En revanche, en 1164, l’affaire Thomas Becket marque la »rupture définitive« entre l’évêque de Lisieux et le roi, accentuée par le soutien affiché d’Arnoul à Henri Le Jeune, révolté en 1173–1174 avec ses frères, contre son père. Appuyée sur la lecture de la correspondance, Egbert Türk soutient l’idée selon laquelle l’évêque de Lisieux, un curialiste, chercha à combiner service du roi et service de l’Église et subit un dilemme – reprenant ici un terme du titre de l’ouvrage de Carolyn Poling Schriber, »The Dilemma of Arnulf of Lisieux. New Ideas Versus Old Ideals« (Bloomington, IN 1990) – entre sanctitas et magnificentia, ce qui le contraignit à simuler et dissimuler, à adopter des positions politiques ambigües, à préférer abandonner la partie lorsqu’il ne parvenait pas à réconcilier les opposants.
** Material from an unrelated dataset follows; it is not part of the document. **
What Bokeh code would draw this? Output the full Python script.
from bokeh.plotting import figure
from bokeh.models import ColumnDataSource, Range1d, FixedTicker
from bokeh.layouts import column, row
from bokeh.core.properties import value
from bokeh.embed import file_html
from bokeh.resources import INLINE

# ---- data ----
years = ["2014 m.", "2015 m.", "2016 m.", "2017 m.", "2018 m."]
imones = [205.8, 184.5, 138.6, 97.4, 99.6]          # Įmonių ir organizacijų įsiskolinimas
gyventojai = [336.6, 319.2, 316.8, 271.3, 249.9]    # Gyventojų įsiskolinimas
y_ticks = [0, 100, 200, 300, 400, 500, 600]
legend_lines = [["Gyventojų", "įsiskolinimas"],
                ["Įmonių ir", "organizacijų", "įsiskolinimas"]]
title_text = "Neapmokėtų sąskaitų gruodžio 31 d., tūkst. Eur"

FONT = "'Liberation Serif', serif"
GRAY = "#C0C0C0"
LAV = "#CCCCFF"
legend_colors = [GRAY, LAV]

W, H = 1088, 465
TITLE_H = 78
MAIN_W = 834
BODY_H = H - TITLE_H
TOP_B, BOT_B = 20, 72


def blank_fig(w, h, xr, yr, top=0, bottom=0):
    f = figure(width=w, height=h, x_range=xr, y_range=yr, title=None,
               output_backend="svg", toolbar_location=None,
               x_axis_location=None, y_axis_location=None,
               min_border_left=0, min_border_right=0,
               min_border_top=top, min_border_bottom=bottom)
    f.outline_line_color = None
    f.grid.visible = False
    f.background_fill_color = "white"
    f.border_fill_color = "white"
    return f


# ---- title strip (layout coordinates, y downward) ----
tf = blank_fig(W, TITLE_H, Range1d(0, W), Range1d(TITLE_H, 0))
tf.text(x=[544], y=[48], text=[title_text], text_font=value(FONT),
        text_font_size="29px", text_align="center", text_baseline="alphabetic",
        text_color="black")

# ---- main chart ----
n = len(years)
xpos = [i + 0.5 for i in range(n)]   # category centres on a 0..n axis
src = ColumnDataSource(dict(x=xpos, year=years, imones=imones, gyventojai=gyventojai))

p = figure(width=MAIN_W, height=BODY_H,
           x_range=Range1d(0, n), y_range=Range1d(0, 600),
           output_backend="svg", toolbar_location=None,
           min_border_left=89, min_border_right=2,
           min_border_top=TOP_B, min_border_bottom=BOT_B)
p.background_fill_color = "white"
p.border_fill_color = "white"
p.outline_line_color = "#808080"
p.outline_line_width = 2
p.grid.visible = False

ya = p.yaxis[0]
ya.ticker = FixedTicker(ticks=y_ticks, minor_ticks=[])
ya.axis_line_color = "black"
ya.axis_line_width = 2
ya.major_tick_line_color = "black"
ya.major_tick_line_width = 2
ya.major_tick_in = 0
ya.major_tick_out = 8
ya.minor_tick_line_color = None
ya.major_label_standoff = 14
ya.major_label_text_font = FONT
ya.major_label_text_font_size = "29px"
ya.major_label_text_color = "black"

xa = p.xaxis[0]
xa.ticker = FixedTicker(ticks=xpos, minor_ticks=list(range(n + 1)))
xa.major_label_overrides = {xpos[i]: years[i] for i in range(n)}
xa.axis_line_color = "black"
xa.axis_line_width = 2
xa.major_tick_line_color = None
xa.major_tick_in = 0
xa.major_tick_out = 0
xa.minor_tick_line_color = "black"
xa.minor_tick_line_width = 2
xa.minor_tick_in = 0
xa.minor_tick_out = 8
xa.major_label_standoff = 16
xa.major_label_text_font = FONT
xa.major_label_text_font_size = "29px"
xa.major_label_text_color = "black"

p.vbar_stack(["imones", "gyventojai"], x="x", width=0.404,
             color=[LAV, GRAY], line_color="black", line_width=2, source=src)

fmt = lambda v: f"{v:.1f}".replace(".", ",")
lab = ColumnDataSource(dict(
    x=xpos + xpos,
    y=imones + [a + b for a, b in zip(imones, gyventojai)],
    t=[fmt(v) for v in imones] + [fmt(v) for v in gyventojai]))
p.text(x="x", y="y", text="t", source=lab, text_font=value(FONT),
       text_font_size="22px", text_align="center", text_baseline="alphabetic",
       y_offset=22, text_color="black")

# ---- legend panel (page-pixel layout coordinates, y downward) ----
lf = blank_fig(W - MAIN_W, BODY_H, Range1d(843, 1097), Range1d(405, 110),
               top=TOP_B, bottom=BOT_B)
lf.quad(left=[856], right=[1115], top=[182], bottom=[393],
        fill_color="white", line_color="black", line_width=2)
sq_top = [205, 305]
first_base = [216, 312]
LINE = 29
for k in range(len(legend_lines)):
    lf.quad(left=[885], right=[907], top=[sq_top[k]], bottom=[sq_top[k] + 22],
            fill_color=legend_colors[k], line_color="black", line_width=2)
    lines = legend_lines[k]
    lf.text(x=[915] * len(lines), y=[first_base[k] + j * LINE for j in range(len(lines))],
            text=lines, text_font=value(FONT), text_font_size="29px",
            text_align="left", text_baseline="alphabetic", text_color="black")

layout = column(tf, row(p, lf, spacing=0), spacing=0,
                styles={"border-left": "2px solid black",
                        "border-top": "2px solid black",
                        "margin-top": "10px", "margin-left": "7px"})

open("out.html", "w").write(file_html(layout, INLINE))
Henri II le poussa à résigner son siège. Toute la carrière du prélat lexovien serait marquée par l’échec, la frustration et l’»embarras«, comme l’indique encore le sous-titre de l’ouvrage d’Egbert Türk, et c’est aigri par la disgrâce royale qu’Arnoul finit par se retirer en 1181 chez les Victorins à Paris, où il mourut trois ans après. Les lettres d’Arnoul offrent un témoignage remarquable d’un personnage qui, né entre 1105 et 1109, frère et neveu d’évêque, était doté d’une solide culture, acquise à Bologne et à Chartres sous l’épiscopat de Geoffroi de Lèves.
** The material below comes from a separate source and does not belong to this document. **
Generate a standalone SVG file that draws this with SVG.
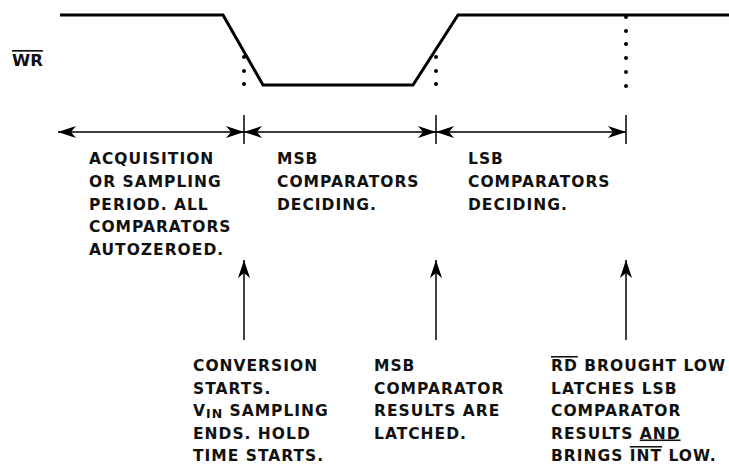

On peut toujours regretter quelques lacunes bibliographiques qui auraient notamment permis de prendre davantage en considération, dans l’introduction, les aspects religieux et spirituels de la carrière d’Arnoul. Citons, par exemple, un article de René Poupardin intitulé »Dix-huit lettres inédites de l’évêque Arnoul de Lisieux«, paru en 19022. Si un article assez général de Jörg Peltzer est cité, on aurait pu attendre sous la plume de ce chercheur d’Heidelberg, son article »Conflits électoraux et droit canonique. Le problème de la valeur des votes lors des élections épiscopales en Normandie au Moyen Âge central«3, ainsi que l’ouvrage de Mathieu Arnoux, »Des clercs au service de la Réforme. Études et documents sur les chanoines réguliers de la province de Rouen« (Turnhout 2000). Enfin, Grégory Combalbert s’attache à examiner le vigoureux réseau réformateur formé par l’archevêque de Rouen, Hugues d’Amiens, et Arnoul, dans »Formation et déclin d’un réseau réformateur. Hugues d’Amiens et les évêques normands, entre le pape et le duc (fin des années 1130–1164)«4.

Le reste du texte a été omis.